Обособились не только денежные системы двух Германий. По-разному стала развиваться их экономика. В Западной Германии Людвиг Эрхард, заместитель главы временной немецкой администрации по экономическим вопросам — «ихний» Гайдар, монетарист, — своей волей отменил твердые цены на 90 процентов товаров.
Он не стал обсуждать это решение ни со своими немецкими советниками, ни с западными союзниками. Узнав о случившемся, глава американской оккупационной администрации Л. Клей немедленно вызвал к себе ослушника: знает ли Эрхард о том, что на любые хозяйственные изменения в стране надо испрашивать разрешение у союзников? Эрхард ответил дерзко: «Я ничего не «менял» — я «отменял».
Не прояви Эрхард подобного самоуправства, возможно, «экономического чуда» не произошло бы. А так стали свободными цены, и пустовавшие витрины быстро заполнились припрятанными прежде товарами. Состояния сколачивались в считанные дни. Появились «новые немцы» — новые немецкие миллионеры.
Отношение же рядовых граждан к «экономическому чуду», поначалу радостное («прилавки заполнились!»), вскоре стало меняться. Цены неудержимо росли. За первые полгода покупательная способность марки упала на 11 процентов. Безработица к февралю 1950 года достигла 13,5 процента. Электорат принялся наперебой ругать эрхардовские реформы. Девять миллионов рабочих и служащих послушались призыва профсоюзов и приняли участие во всеобщей забастовке.
И в это время в стране начался долгожданный экономический подъем.
В свое время, когда проводилась валютная реформа, новая немецкая марка не была подкреплена ничем, кроме надежд на светлое будущее. В стране не было ни запасов золота, ни валютных резервов. Их пришлось накапливать постепенно, и в пятидесятые годы авуары Банка ФРГ быстро росли. С 1952 по 1958 год валютные резервы страны выросли в 17 раз и достигли 26,1 миллиарда марок.
Марка становилась все тверже. В 1954 году граждане ФРГ впервые получили право по своему усмотрению обменивать 1500 марок в год на иностранную валюту. Теперь даже рядовые обыватели могли провести отпуск за рубежом. Поначалу большинство западных немцев устремилось в Италию, сыгравшую тогда для немцев ту же роль, что для русских сыграла Анталья. В 1958 году немцы отменили все ограничения по обмену валюты. Марка, как и доллар, стала свободно конвертироваться.
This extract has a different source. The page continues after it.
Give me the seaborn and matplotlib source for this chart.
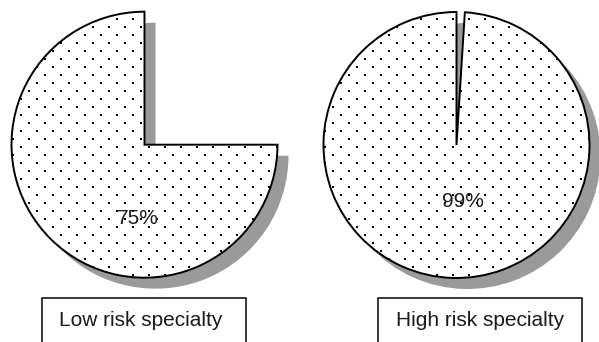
import numpy as np
import matplotlib
matplotlib.use("Agg")
import matplotlib.pyplot as plt
from matplotlib.patches import Rectangle
import seaborn as sns

# Share of respondents per specialty group
groups = ["Low risk specialty", "High risk specialty"]
percents = [75, 99]

sns.set_theme(style="white")
plt.rcParams["font.family"] = ["Liberation Sans", "DejaVu Sans"]

W, H = 599, 342
fig = plt.figure(figsize=(W / 100, H / 100), dpi=100)
ax = fig.add_axes([0, 0, 1, 1])

# layout in pixel units (y measured upward)
centers = [(144.5, H - 144.7), (456.5, H - 145.0)]
radius = 133
shadow_dx, shadow_dy = 11, -11
pct_pos = [(137.5, H - 218), (463.3, H - 201.3)]
box_span = [(42, 246), (378, 582)]
box_top = H - 298
name_pos = [(141, H - 320), (480, H - 320)]
shadow_color = "#9a9a9a"

# stippled texture: staggered dot lattice
xs, ys = [], []
for k, yi in enumerate(np.arange(3.3, H + 8, 8.0)):
    off = 4.7 + 8.0 * (k % 2)
    row = np.arange(off, W + 16, 16.0)
    xs.append(row)
    ys.append(np.full_like(row, H - yi))
dot_x = np.concatenate(xs)
dot_y = np.concatenate(ys)

for name, pct, c, tp, bx, npos in zip(groups, percents, centers, pct_pos,
                                      box_span, name_pos):
    sizes = [pct, 100 - pct]
    common = dict(startangle=90, counterclock=True, radius=radius, frame=True)

    # drop shadow
    sh, _ = ax.pie(sizes, center=(c[0] + shadow_dx, c[1] + shadow_dy),
                   colors=[shadow_color, "none"],
                   wedgeprops=dict(linewidth=0, zorder=1), **common)
    sh[1].set_visible(False)

    # white slice body
    body, _ = ax.pie(sizes, center=c, colors=["white", "none"],
                     wedgeprops=dict(linewidth=0, zorder=2), **common)
    body[1].set_visible(False)

    # dots clipped to the slice
    dots = ax.scatter(dot_x, dot_y, s=2.2, marker="s", color="black",
                      linewidths=0, zorder=3)
    dots.set_clip_path(body[0])

    # slice outline
    rim, _ = ax.pie(sizes, center=c, colors=["none", "none"],
                    wedgeprops=dict(edgecolor="black", linewidth=1.4,
                                    fill=False, zorder=4), **common)
    rim[1].set_visible(False)

    ax.text(tp[0], tp[1], f"{pct}%", ha="center", va="center",
            fontsize=15, color="#1a1a1a", zorder=5)

    # group name box
    ax.add_patch(Rectangle((bx[0], -20), bx[1] - bx[0], box_top + 20,
                           fill=False, edgecolor="black", linewidth=1.1,
                           zorder=5))
    ax.text(npos[0], npos[1], name, ha="center", va="center",
            fontsize=15, color="#1a1a1a", zorder=5)

ax.set_xlim(0, W)
ax.set_ylim(0, H)
ax.set_aspect("auto")
ax.axis("off")

fig.savefig("out.png", dpi=100)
Первого июля 1990 года состоялось германо-германское валютное объединение. Пустые полки магазинов в бывшей ГДР за одну ночь наполнились товарами — как это было в 1948 году в Западной Германии. |
России до этого еще далеко. Наши беды еще и в том, что реформы проходят не на фоне лежащей в руинах Европы, как в 1948 году, а на фоне Европы благополучной, сытой, процветающей. И, переживая те же трудности, что переживали полвека назад «рядовые немецкие Михели», мы мучаемся еще и оттого, что нам есть с чем сравнивать: рядом с нами все живут хорошо, почему же мы живем так плохо? Немцам полвека назад сравнивать было не с чем. Америка была далеко, и о ней напоминали лишь бравые вояки с неизменной пачкой «Лаки Страйк». Оставалось лишь воспринимать происходящее, как нечто естественное, неизбежное, и потому спокойно, не отвлекаясь на самоедство, не впадая в отчаяние, работать, работать.
«Первого июля 2002 года с рублем будет покончено. Федеральному банку предстоит уничтожить два миллиарда шестьсот миллионов купюр. Специальные валки измельчат каждую купюру на 800 клочочков. Накромсают 2000 тонн бумажной массы. Спрессуют в брикеты и высыпят в простые мусорные мешки», — так могли бы написать наши газеты, если бы в России последние 10 лет успешно шли реформы и речь шла о переходе нашей страны к «общечеловеческим ценностям» — евро. Но пока что приведенный выше отрывок касается не рубля, а немецкой марки.
Впрочем, быть может, еще наше поколение доживет до того счастливого дня, когда мы сможем прочесть нечто подобное о своем рубле. Прочесть и даже обронить слезу, пожалев, как когда-то немцы, свою твердейшую валюту из-за которой так много страдали.